_Work required_
Output the data word for word, dropping every image.

_Data block_
==========
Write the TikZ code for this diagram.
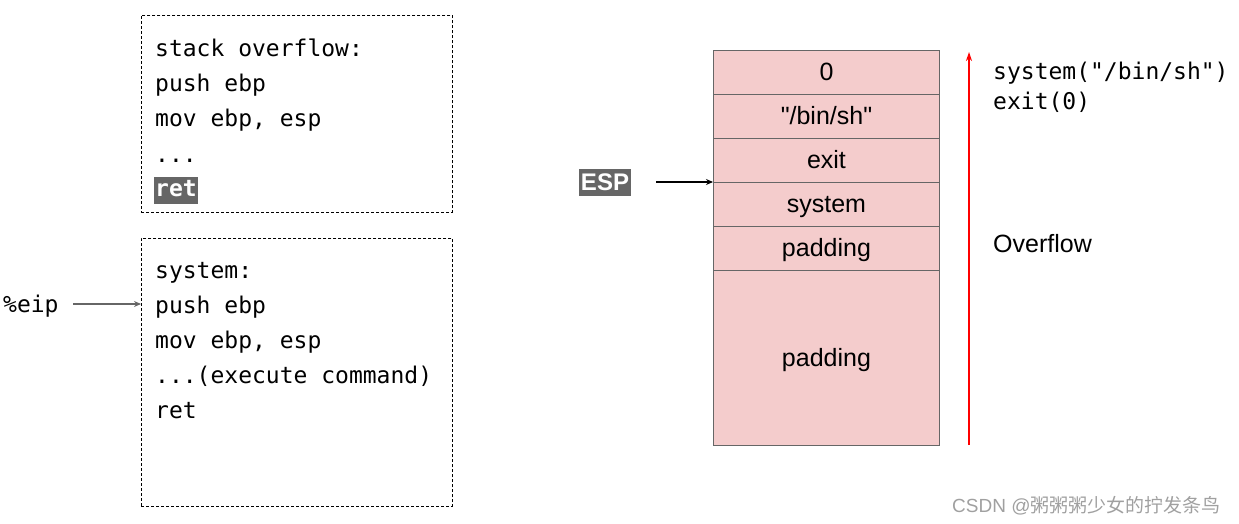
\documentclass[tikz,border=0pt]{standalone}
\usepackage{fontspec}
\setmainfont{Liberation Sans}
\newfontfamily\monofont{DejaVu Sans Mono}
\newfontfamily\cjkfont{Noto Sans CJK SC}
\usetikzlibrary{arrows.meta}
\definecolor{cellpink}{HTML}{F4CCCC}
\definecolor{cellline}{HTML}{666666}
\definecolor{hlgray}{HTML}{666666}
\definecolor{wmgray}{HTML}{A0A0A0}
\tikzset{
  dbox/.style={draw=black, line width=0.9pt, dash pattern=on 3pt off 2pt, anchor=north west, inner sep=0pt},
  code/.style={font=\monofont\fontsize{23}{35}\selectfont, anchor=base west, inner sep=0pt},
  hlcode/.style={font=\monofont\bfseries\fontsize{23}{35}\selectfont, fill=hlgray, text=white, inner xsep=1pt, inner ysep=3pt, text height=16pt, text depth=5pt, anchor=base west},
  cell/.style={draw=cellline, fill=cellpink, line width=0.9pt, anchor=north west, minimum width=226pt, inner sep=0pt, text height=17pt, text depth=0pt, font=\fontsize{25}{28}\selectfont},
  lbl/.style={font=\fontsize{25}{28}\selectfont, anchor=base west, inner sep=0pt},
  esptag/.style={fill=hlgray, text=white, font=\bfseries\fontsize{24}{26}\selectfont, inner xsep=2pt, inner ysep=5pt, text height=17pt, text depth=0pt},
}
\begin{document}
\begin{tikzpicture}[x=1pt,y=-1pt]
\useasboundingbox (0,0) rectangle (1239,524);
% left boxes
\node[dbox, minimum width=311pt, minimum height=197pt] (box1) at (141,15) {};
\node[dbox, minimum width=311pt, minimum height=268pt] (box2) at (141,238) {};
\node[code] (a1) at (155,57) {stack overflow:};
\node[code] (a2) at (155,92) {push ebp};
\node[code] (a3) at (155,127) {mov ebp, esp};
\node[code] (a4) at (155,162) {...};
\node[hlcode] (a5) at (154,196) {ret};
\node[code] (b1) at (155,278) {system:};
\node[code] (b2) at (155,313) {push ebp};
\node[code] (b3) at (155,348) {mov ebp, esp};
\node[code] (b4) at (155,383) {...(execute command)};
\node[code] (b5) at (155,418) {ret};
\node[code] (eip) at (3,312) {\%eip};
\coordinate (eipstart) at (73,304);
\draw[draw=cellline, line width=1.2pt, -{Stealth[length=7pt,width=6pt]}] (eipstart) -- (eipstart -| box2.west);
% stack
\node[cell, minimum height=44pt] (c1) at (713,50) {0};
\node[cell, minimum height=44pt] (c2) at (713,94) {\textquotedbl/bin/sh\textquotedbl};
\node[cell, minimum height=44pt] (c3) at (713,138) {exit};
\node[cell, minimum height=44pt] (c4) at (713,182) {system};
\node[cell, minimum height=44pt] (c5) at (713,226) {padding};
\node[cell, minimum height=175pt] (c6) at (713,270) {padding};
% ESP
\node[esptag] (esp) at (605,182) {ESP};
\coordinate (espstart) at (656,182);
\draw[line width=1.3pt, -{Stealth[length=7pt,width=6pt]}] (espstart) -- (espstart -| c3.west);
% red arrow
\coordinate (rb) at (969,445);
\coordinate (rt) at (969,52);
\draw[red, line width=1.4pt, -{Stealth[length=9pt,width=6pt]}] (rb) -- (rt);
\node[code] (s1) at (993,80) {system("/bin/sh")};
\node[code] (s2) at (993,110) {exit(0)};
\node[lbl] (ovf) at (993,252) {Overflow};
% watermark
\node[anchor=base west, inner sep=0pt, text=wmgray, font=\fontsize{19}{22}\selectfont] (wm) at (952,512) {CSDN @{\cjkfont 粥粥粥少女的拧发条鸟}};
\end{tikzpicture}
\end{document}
==========
_Problem solution_
Write the TikZ code for this diagram.
\documentclass[tikz,border=0pt]{standalone}
\usepackage{fontspec}
\setmainfont{Liberation Sans}
\newfontfamily\monofont{DejaVu Sans Mono}
\newfontfamily\cjkfont{Noto Sans CJK SC}
\usetikzlibrary{arrows.meta}
\definecolor{cellpink}{HTML}{F4CCCC}
\definecolor{cellline}{HTML}{666666}
\definecolor{hlgray}{HTML}{666666}
\definecolor{wmgray}{HTML}{A0A0A0}
\tikzset{
  dbox/.style={draw=black, line width=0.9pt, dash pattern=on 3pt off 2pt, anchor=north west, inner sep=0pt},
  code/.style={font=\monofont\fontsize{23}{35}\selectfont, anchor=base west, inner sep=0pt},
  hlcode/.style={font=\monofont\bfseries\fontsize{23}{35}\selectfont, fill=hlgray, text=white, inner xsep=1pt, inner ysep=3pt, text height=16pt, text depth=5pt, anchor=base west},
  cell/.style={draw=cellline, fill=cellpink, line width=0.9pt, anchor=north west, minimum width=226pt, inner sep=0pt, text height=17pt, text depth=0pt, font=\fontsize{25}{28}\selectfont},
  lbl/.style={font=\fontsize{25}{28}\selectfont, anchor=base west, inner sep=0pt},
  esptag/.style={fill=hlgray, text=white, font=\bfseries\fontsize{24}{26}\selectfont, inner xsep=2pt, inner ysep=5pt, text height=17pt, text depth=0pt},
}
\begin{document}
\begin{tikzpicture}[x=1pt,y=-1pt]
\useasboundingbox (0,0) rectangle (1239,524);
% left boxes
\node[dbox, minimum width=311pt, minimum height=197pt] (box1) at (141,15) {};
\node[dbox, minimum width=311pt, minimum height=268pt] (box2) at (141,238) {};
\node[code] (a1) at (155,57) {stack overflow:};
\node[code] (a2) at (155,92) {push ebp};
\node[code] (a3) at (155,127) {mov ebp, esp};
\node[code] (a4) at (155,162) {...};
\node[hlcode] (a5) at (154,196) {ret};
\node[code] (b1) at (155,278) {system:};
\node[code] (b2) at (155,313) {push ebp};
\node[code] (b3) at (155,348) {mov ebp, esp};
\node[code] (b4) at (155,383) {...(execute command)};
\node[code] (b5) at (155,418) {ret};
\node[code] (eip) at (3,312) {\%eip};
\coordinate (eipstart) at (73,304);
\draw[draw=cellline, line width=1.2pt, -{Stealth[length=7pt,width=6pt]}] (eipstart) -- (eipstart -| box2.west);
% stack
\node[cell, minimum height=44pt] (c1) at (713,50) {0};
\node[cell, minimum height=44pt] (c2) at (713,94) {\textquotedbl/bin/sh\textquotedbl};
\node[cell, minimum height=44pt] (c3) at (713,138) {exit};
\node[cell, minimum height=44pt] (c4) at (713,182) {system};
\node[cell, minimum height=44pt] (c5) at (713,226) {padding};
\node[cell, minimum height=175pt] (c6) at (713,270) {padding};
% ESP
\node[esptag] (esp) at (605,182) {ESP};
\coordinate (espstart) at (656,182);
\draw[line width=1.3pt, -{Stealth[length=7pt,width=6pt]}] (espstart) -- (espstart -| c3.west);
% red arrow
\coordinate (rb) at (969,445);
\coordinate (rt) at (969,52);
\draw[red, line width=1.4pt, -{Stealth[length=9pt,width=6pt]}] (rb) -- (rt);
\node[code] (s1) at (993,80) {system("/bin/sh")};
\node[code] (s2) at (993,110) {exit(0)};
\node[lbl] (ovf) at (993,252) {Overflow};
% watermark
\node[anchor=base west, inner sep=0pt, text=wmgray, font=\fontsize{19}{22}\selectfont] (wm) at (952,512) {CSDN @{\cjkfont 粥粥粥少女的拧发条鸟}};
\end{tikzpicture}
\end{document}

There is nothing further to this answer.